DATASET ENTRIES:

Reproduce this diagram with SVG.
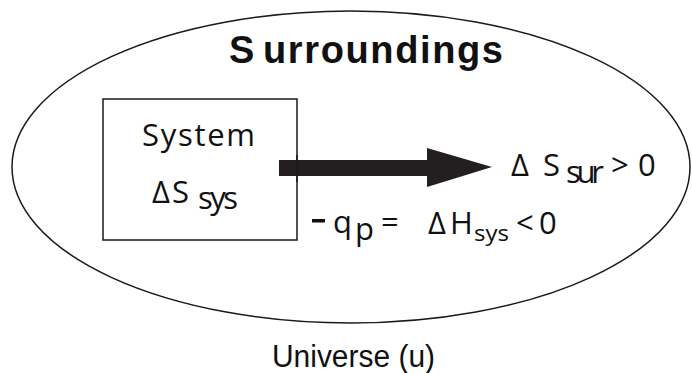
<svg xmlns="http://www.w3.org/2000/svg" width="692" height="373" viewBox="0 0 692 373">
<style>
.h{font-family:"Liberation Sans",Arial,sans-serif;font-weight:bold;font-size:38px;fill:#111}
.m{font-family:"Open Sans","Noto Sans",sans-serif;font-size:31px;fill:#111}
.c{font-family:"Liberation Sans",Arial,sans-serif;font-size:31px;fill:#111}
.line{fill:none;stroke:#1a1a1a;stroke-width:1.5}
</style>
<rect width="692" height="373" fill="#fff"/>
<g id="universe">
<ellipse class="line" cx="351" cy="167" rx="339" ry="156"/>
<text class="h" x="229" y="63">S</text>
<text class="h" x="263" y="63" textLength="240" lengthAdjust="spacing">urroundings</text>
<text class="c" x="272" y="367" textLength="163" lengthAdjust="spacingAndGlyphs">Universe (u)</text>
</g>
<g id="system">
<rect class="line" x="103" y="99" width="194" height="141"/>
<text class="m" x="142" y="146" textLength="113" lengthAdjust="spacing">System</text>
<text class="m" x="152" y="203">Δ</text>
<text class="m" x="172" y="203">S</text>
<text class="m" x="198" y="209" font-size="25" textLength="40" lengthAdjust="spacing">sys</text>
</g>
<g id="connectors">
<polygon points="279,160 427,160 427,148 492,167 427,187 427,176 279,176" fill="#231f20"/>
<line class="line" x1="297" y1="155" x2="297" y2="182"/>
</g>
<g id="labels">
<text class="m" x="511" y="176">Δ</text>
<text class="m" x="543" y="176">S</text>
<text class="m" x="566" y="183" font-size="25" textLength="38" lengthAdjust="spacing">sur</text>
<text class="m" x="611" y="176">&gt;</text>
<text class="m" x="638" y="176">0</text>
<rect x="312" y="219" width="13" height="3.5" fill="#111"/>
<text class="m" x="333" y="233" font-size="29">q</text>
<text class="m" x="355" y="240" font-size="24">p</text>
<text class="m" x="381" y="233" font-size="29">=</text>
<text class="m" x="428" y="234" font-size="28">Δ</text>
<text class="m" x="450" y="234" font-size="28">H<tspan x="474" y="241" font-size="21" textLength="35" lengthAdjust="spacingAndGlyphs">sys</tspan><tspan x="516" y="234">&lt;</tspan><tspan x="539" y="234">0</tspan></text>
</g>
</svg>
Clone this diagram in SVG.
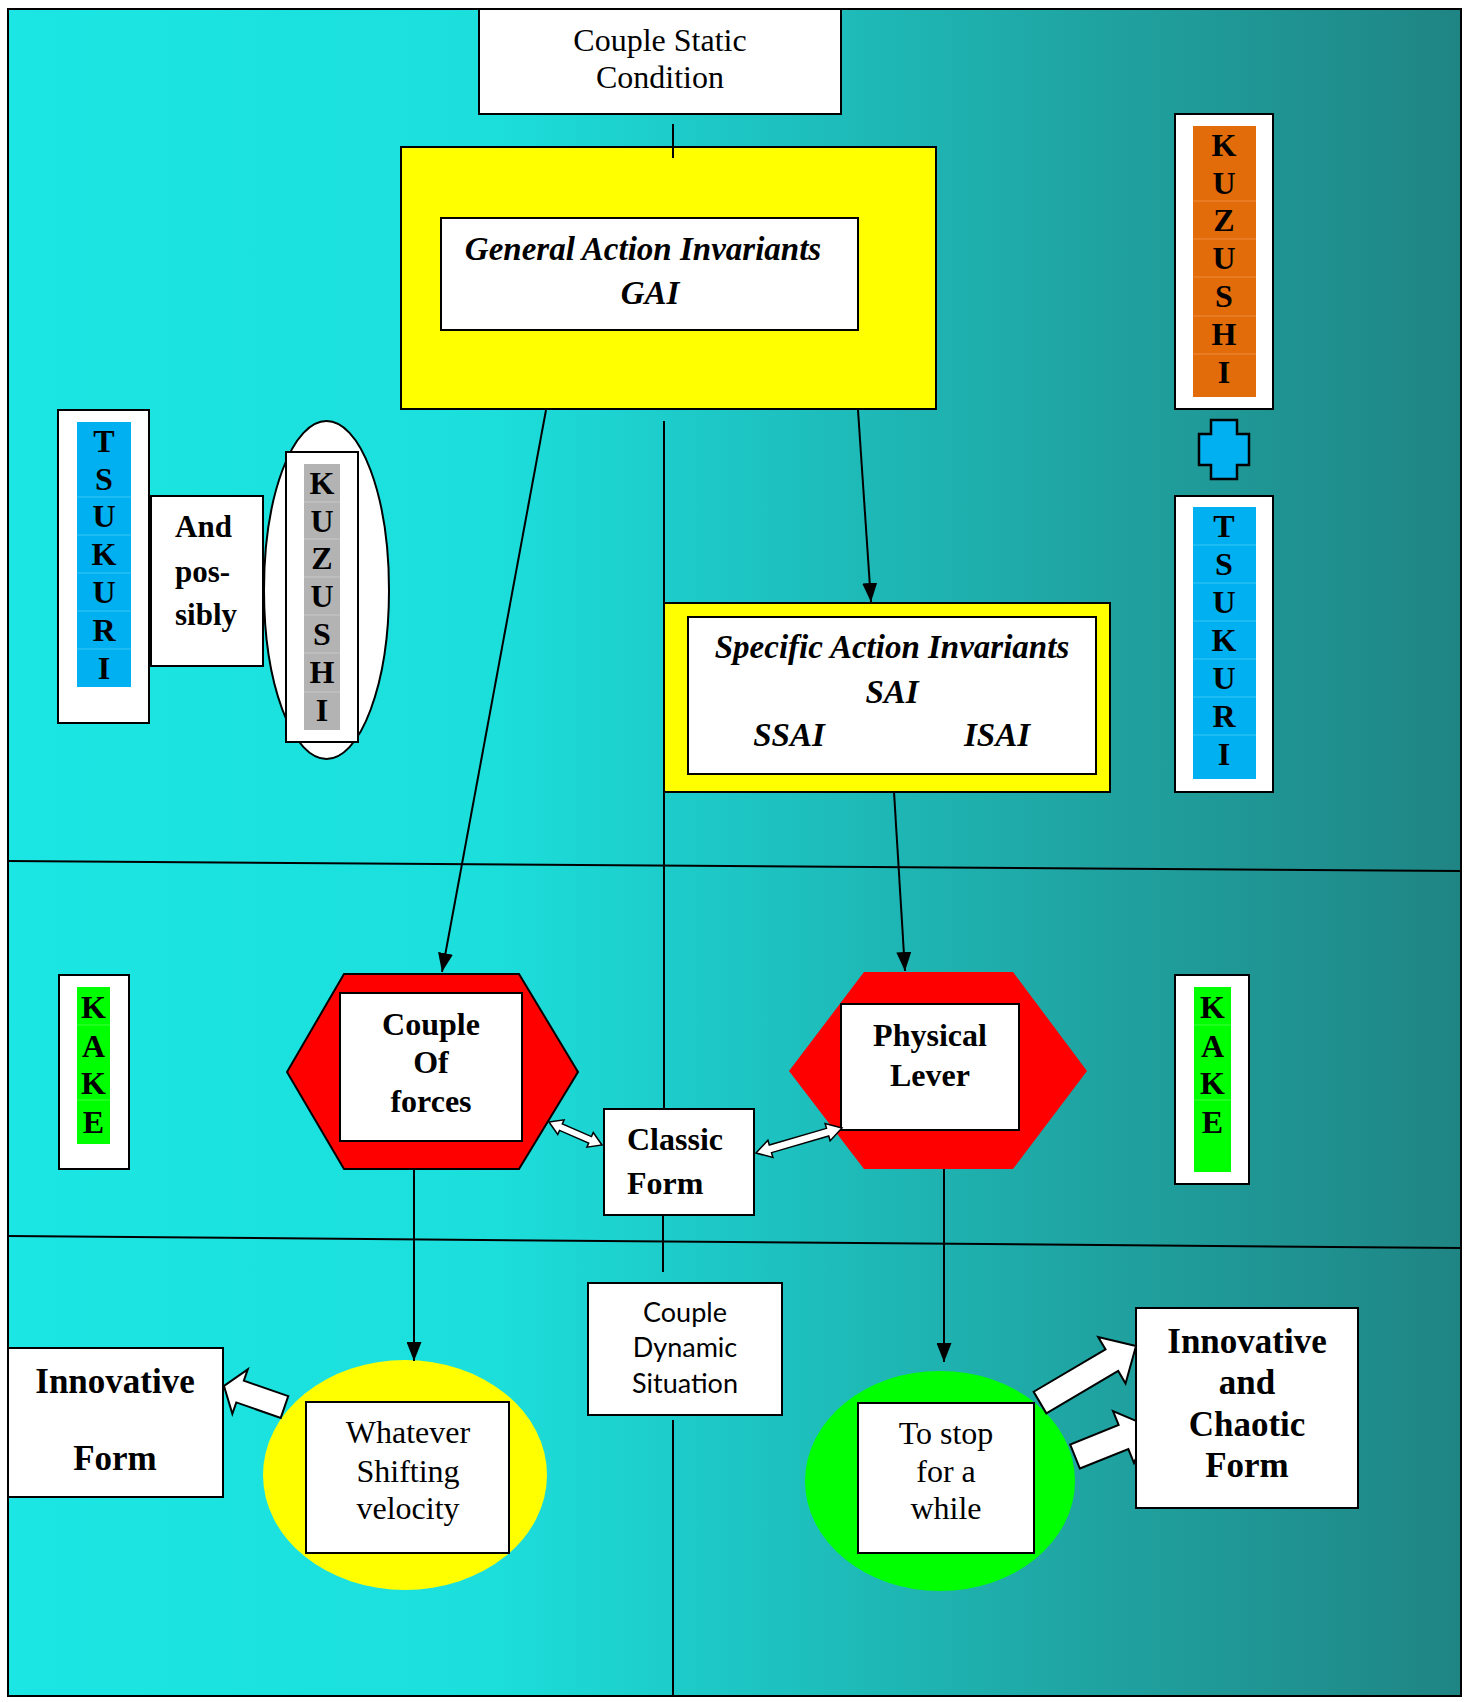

THE EXERCISE:
Print the listing above in full, exactly as written. Omit any pictures.

SOLUTION TO THIS PROBLEM:
Reproduce this diagram with SVG.
<svg xmlns="http://www.w3.org/2000/svg" width="692" height="373" viewBox="0 0 692 373">
<style>
.h{font-family:"Liberation Sans",Arial,sans-serif;font-weight:bold;font-size:38px;fill:#111}
.m{font-family:"Open Sans","Noto Sans",sans-serif;font-size:31px;fill:#111}
.c{font-family:"Liberation Sans",Arial,sans-serif;font-size:31px;fill:#111}
.line{fill:none;stroke:#1a1a1a;stroke-width:1.5}
</style>
<rect width="692" height="373" fill="#fff"/>
<g id="universe">
<ellipse class="line" cx="351" cy="167" rx="339" ry="156"/>
<text class="h" x="229" y="63">S</text>
<text class="h" x="263" y="63" textLength="240" lengthAdjust="spacing">urroundings</text>
<text class="c" x="272" y="367" textLength="163" lengthAdjust="spacingAndGlyphs">Universe (u)</text>
</g>
<g id="system">
<rect class="line" x="103" y="99" width="194" height="141"/>
<text class="m" x="142" y="146" textLength="113" lengthAdjust="spacing">System</text>
<text class="m" x="152" y="203">Δ</text>
<text class="m" x="172" y="203">S</text>
<text class="m" x="198" y="209" font-size="25" textLength="40" lengthAdjust="spacing">sys</text>
</g>
<g id="connectors">
<polygon points="279,160 427,160 427,148 492,167 427,187 427,176 279,176" fill="#231f20"/>
<line class="line" x1="297" y1="155" x2="297" y2="182"/>
</g>
<g id="labels">
<text class="m" x="511" y="176">Δ</text>
<text class="m" x="543" y="176">S</text>
<text class="m" x="566" y="183" font-size="25" textLength="38" lengthAdjust="spacing">sur</text>
<text class="m" x="611" y="176">&gt;</text>
<text class="m" x="638" y="176">0</text>
<rect x="312" y="219" width="13" height="3.5" fill="#111"/>
<text class="m" x="333" y="233" font-size="29">q</text>
<text class="m" x="355" y="240" font-size="24">p</text>
<text class="m" x="381" y="233" font-size="29">=</text>
<text class="m" x="428" y="234" font-size="28">Δ</text>
<text class="m" x="450" y="234" font-size="28">H<tspan x="474" y="241" font-size="21" textLength="35" lengthAdjust="spacingAndGlyphs">sys</tspan><tspan x="516" y="234">&lt;</tspan><tspan x="539" y="234">0</tspan></text>
</g>
</svg>
Clone this diagram in SVG.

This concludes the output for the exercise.